I wonder what those splits would look like with Minnesota, Tampa and Toronto excluded.
   15. mgl Posted: January 03, 2008 at 03:14 AM (#2658726)
Ground ball pitchers DO allow easier to field ground balls and fly ball pitchers allow easier to field fly balls. I make adjustments in UZR for the GB/FB ratios of the pitchers behind each fielder. So the first thing to do is to compare Wang's GB out rate to that of other extreme GB pitchers. I think you will find that it is not all that different.
   16. GuyM Posted: January 03, 2008 at 03:44 AM (#2658742)
MGL:
Slightly off topic, but: Have you ever turned this around to see if UZR captures the full impact of hitters? That is, suppose you take a certain group of GBs defined by the UZR parameters -- zones x, y, or z; LHH; avg GB/FB pitcher, etc. -- and find the average out expectation for these GBs is 75%. If we then divided these GBs into groups defined by the BABIP of the hitters (or even better, the hitters' BABIP on GBs), would we find that the out% on those hit by the .320+ BABIP hitters is the same as those hit by the under-.280 hitters? Or to the extent that isn't true, could you then use hitter-BABIP as a parameter to create more accurate out expectations?
   17. mgl Posted: January 03, 2008 at 09:02 AM (#2658863)
would we find that the out% on those hit by the .320+ BABIP hitters is the same as those hit by the under-.280 hitters?

Isn't that circular reasoning (selective sampling)? Of course, if we did look at something like that, we would look at high and low BABIP batters from a different sample (like career or last few years prior to the UZR sample). In any case, I have never looked at this.
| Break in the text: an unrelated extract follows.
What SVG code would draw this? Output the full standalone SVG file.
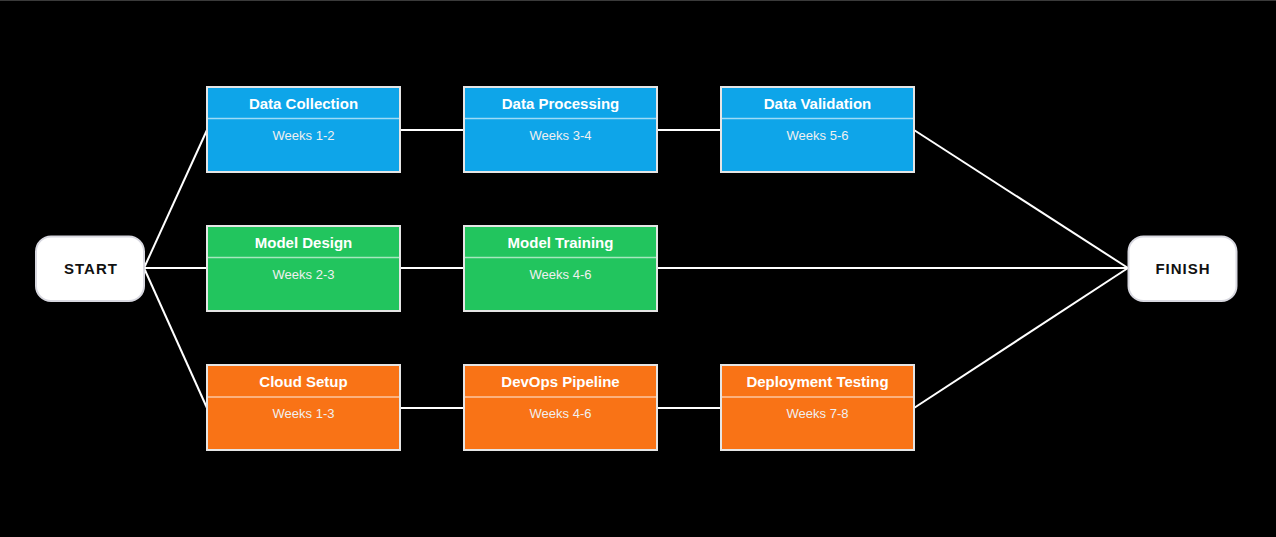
<svg xmlns="http://www.w3.org/2000/svg" width="1276" height="537" viewBox="0 0 1276 537">
<style>
.bg{fill:#000}
.task rect.box{stroke:#e5e5e5;stroke-width:2}
.sep{stroke:#ffffff;stroke-opacity:0.6;stroke-width:1.5}
.title{font-family:"Liberation Sans",Arial,sans-serif;font-size:15px;font-weight:bold;fill:#fff;text-anchor:middle}
.weeks{font-family:"Liberation Sans",Arial,sans-serif;font-size:13px;fill:#f0f0f0;text-anchor:middle}
.term rect{fill:#fff;stroke:#d8d8e0;stroke-width:2}
.term text{font-family:"Liberation Sans",Arial,sans-serif;font-size:15px;font-weight:bold;fill:#111;text-anchor:middle;letter-spacing:1px}
.conn line{stroke:#fff;stroke-width:2}
.blue{fill:#0ea5e9}.green{fill:#22c55e}.orange{fill:#f97316}
</style>
<rect class="bg" x="0" y="0" width="1276" height="537"/>
<rect x="0" y="0" width="1276" height="1" fill="#3a3a3a"/>
<g id="connectors" class="conn">
<line x1="144" y1="268" x2="207" y2="130"/>
<line x1="144" y1="268" x2="207" y2="268"/>
<line x1="144" y1="268" x2="207" y2="408"/>
<line x1="400" y1="130" x2="464" y2="130"/>
<line x1="657" y1="130" x2="721" y2="130"/>
<line x1="400" y1="268" x2="464" y2="268"/>
<line x1="400" y1="408" x2="464" y2="408"/>
<line x1="657" y1="408" x2="721" y2="408"/>
<line x1="914" y1="130" x2="1128" y2="268"/>
<line x1="657" y1="268" x2="1128" y2="268"/>
<line x1="914" y1="408" x2="1128" y2="268"/>
</g>
<g id="start" class="term"><rect x="36" y="236.5" width="108" height="64.5" rx="15"/><text x="91" y="273.5">START</text></g>
<g id="finish" class="term"><rect x="1128.5" y="236.5" width="108" height="64.5" rx="15"/><text x="1183" y="273.5">FINISH</text></g>
<g id="data-collection" class="task"><rect class="box blue" x="207" y="87" width="193" height="85"/><line class="sep" x1="208" y1="118.5" x2="399" y2="118.5"/><text class="title" x="303.5" y="108.5">Data Collection</text><text class="weeks" x="303.5" y="140">Weeks 1-2</text></g>
<g id="data-processing" class="task"><rect class="box blue" x="464" y="87" width="193" height="85"/><line class="sep" x1="465" y1="118.5" x2="656" y2="118.5"/><text class="title" x="560.5" y="108.5">Data Processing</text><text class="weeks" x="560.5" y="140">Weeks 3-4</text></g>
<g id="data-validation" class="task"><rect class="box blue" x="721" y="87" width="193" height="85"/><line class="sep" x1="722" y1="118.5" x2="913" y2="118.5"/><text class="title" x="817.5" y="108.5">Data Validation</text><text class="weeks" x="817.5" y="140">Weeks 5-6</text></g>
<g id="model-design" class="task"><rect class="box green" x="207" y="226" width="193" height="85"/><line class="sep" x1="208" y1="257.5" x2="399" y2="257.5"/><text class="title" x="303.5" y="247.5">Model Design</text><text class="weeks" x="303.5" y="279">Weeks 2-3</text></g>
<g id="model-training" class="task"><rect class="box green" x="464" y="226" width="193" height="85"/><line class="sep" x1="465" y1="257.5" x2="656" y2="257.5"/><text class="title" x="560.5" y="247.5">Model Training</text><text class="weeks" x="560.5" y="279">Weeks 4-6</text></g>
<g id="cloud-setup" class="task"><rect class="box orange" x="207" y="365" width="193" height="85"/><line class="sep" x1="208" y1="397" x2="399" y2="397"/><text class="title" x="303.5" y="386.5">Cloud Setup</text><text class="weeks" x="303.5" y="418">Weeks 1-3</text></g>
<g id="devops-pipeline" class="task"><rect class="box orange" x="464" y="365" width="193" height="85"/><line class="sep" x1="465" y1="397" x2="656" y2="397"/><text class="title" x="560.5" y="386.5">DevOps Pipeline</text><text class="weeks" x="560.5" y="418">Weeks 4-6</text></g>
<g id="deployment-testing" class="task"><rect class="box orange" x="721" y="365" width="193" height="85"/><line class="sep" x1="722" y1="397" x2="913" y2="397"/><text class="title" x="817.5" y="386.5">Deployment Testing</text><text class="weeks" x="817.5" y="418">Weeks 7-8</text></g>
</svg>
It is actually an interesting issue, as we would expect that guys with more power to hit harder ground balls. Of course, to some extent, that is captured in the speed designation (soft, medium, or hard) of the ground ball. Then again, a hard hit ground ball by a power hitter is probably hit harder (and thus has a lower out%) than a ground ball by a non-power hitter. That is a good suggestion though - to adjust for the power of the batter, using out-of-sample data for the power designation. That probably applies to fly balls or at least to line drives. Actually, the harder hit a fly ball is, the easier it is to catch (higher out %) I think. Interesting idea.
   18. Mike Emeigh Posted: January 03, 2008 at 09:53 AM (#2658870)
Actually, the harder hit a fly ball is, the easier it is to catch (higher out %) I think.


The "hardness" factor for a fly ball is a measure of how "far" it is hit (at least in the BIS data, and I'm pretty sure it's true in the STATS data as well). Fly balls that are hit to the deepest part of the OF (assuming they stay in the park) tend to hang in the air longer, giving the fielders more time to react and catch up with them.

-- MWE
   19. John Walsh Posted: January 03, 2008 at 09:56 AM (#2658872)
I wonder what those splits would look like with Minnesota, Tampa and Toronto excluded.


Here are the numbers with turf parks removed:

+------+-----+------+-----------------+
H/A  gb  outs gb_out_fraction |
+------+-----+------+-----------------+
Home 641 |  503 0.7847 |
Away 348 |  262 0.7529 |
+------+-----+------+-----------------+ 


The difference gets smaller and, in fact, is not statistically significant anymore.
   20. GuyM Posted: January 03, 2008 at 01:38 PM (#2658888)
MGL: You may be right that using out-of-sample BABIP for the hitters is better. But I'm not sure it's necessary. If UZR were providing a "perfect" measure of fielding difficulty, shouldn't the balls hit by a .320 BABIP hitter have a .68 out probability? But my guess is that a good hitter out-performs his own UZR estimate.

I was thinking that this would be more valuable on GBs, as hitters vary quite a bit on their GB hit rate. Is there a lot of variance on non-HR FBs and LDs as well?

For multi-year UZR scores this probably won't change much, as hitters faced by fielders should even out. But it might improve accuracy (and narrow variance) in single-season estimates.